"The way we speak to our children becomes their inner voice." ~ Peggy O'Mara
That quote makes me shudder, because my own inner voice is relentless. I take a measure of comfort (?) in telling myself that it isn't completely true--after all, my own parents spoke love and affirmation over me often. In fact, my inner voice perhaps more closely mimics the harsh things they said about themselves rather than what they directed towards me. Which, now that I think about it, isn't comforting at all.

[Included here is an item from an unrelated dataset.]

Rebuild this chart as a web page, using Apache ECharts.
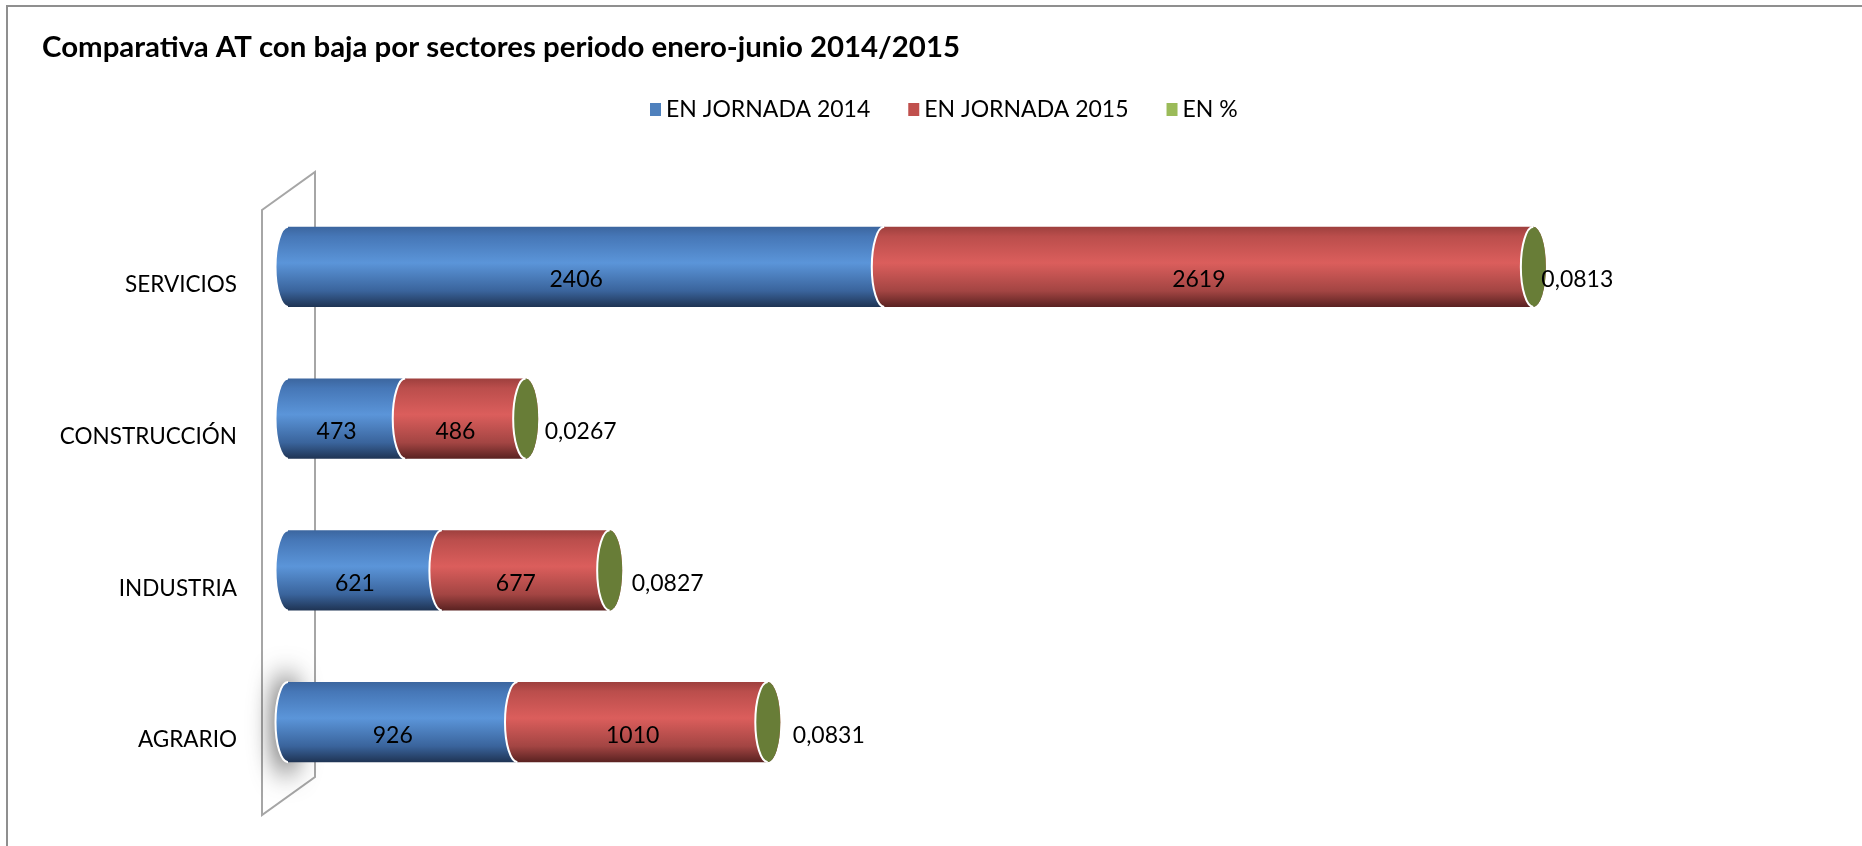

|Image credit: yugenro on Flickr|
I have some rock solid convictions about parenting, but that doesn't stop me from questioning everything, especially when I fail to live up to my own expectations. And I fail all the time. Throw in the fact that two of the four kidlets are always in disequilibrium (you Ames and Ilg-ers know what I mean) and their current ages... (Six. Oh, six just kills me! And three is coming up shortly after we hit seven. Twitch. Shiver. Twitch again.) Um. Anyway.
A few months ago, I finally got to meet in real life an amazing gentle mama that I had become connected with online through a gentle parenting board. I will skip the details, but the combination of travel, being six, and not having much practice in a beloved sibling suddenly wanting to play with someone else, brought out rather horrific behavior in one of my children that had me inwardly writhing in humiliation and outwardly trying to maintain some semblance of calm.
I apologized to her and she gently and loving began to remind me of how God parents us. However, she wasn't talking about what I should be doing for my children.
She was speaking His mercy over me.
With incredible wisdom, she encouraged me to stop my negative self-scripts and to listen to His voice of truth, love, acceptance and forgiveness. To remember that I am His child and He is my abba, my papi, my daddy. To let go of the criticism, disappointment, and shaming messages that play in my head and to respond to my own mistakes with grace and gentleness, the way that I want to respond to my children's mistakes. I have read many similar things, and some of Naomi Aldort's materials have been helpful, but something in her eyes or voice or words made me really get it.
I don't expect my eight year old to do quadratic equations. My two year old can't read. My six year old doesn't drive (although he wishes he did. It starts early, I guess). My four year old doesn't write essays. And when it comes to behavior, I try very hard to let go of unreasonable expectations and look for what is age appropriate there, as well. That needs to apply to me, too.
So even though I am an adult who is blessed to have fantastic resources, in real life role models as well as online and through books, I am only eight years old as a mom. I am still figuring out this parenting thing and working on it. Some days I don't know what to do. Some days I know, but I mess up. I need age appropriate expectations of myself.
Since my talk with that lovely mama, it is slowly beginning to sink in. On days when my shoulders sag, the sigh inside can't drown out the whisper of love and acceptance. I hear His voice humming songs of peace and comfort over me, and it goes deeper than the hiss of the Accuser.
Somehow, I believe that changing the voice inside me will also change the voice my children hear, both inside and outside. I want it to be a gentle voice of mercy and grace, truth and love, of acceptance and love. For all of us.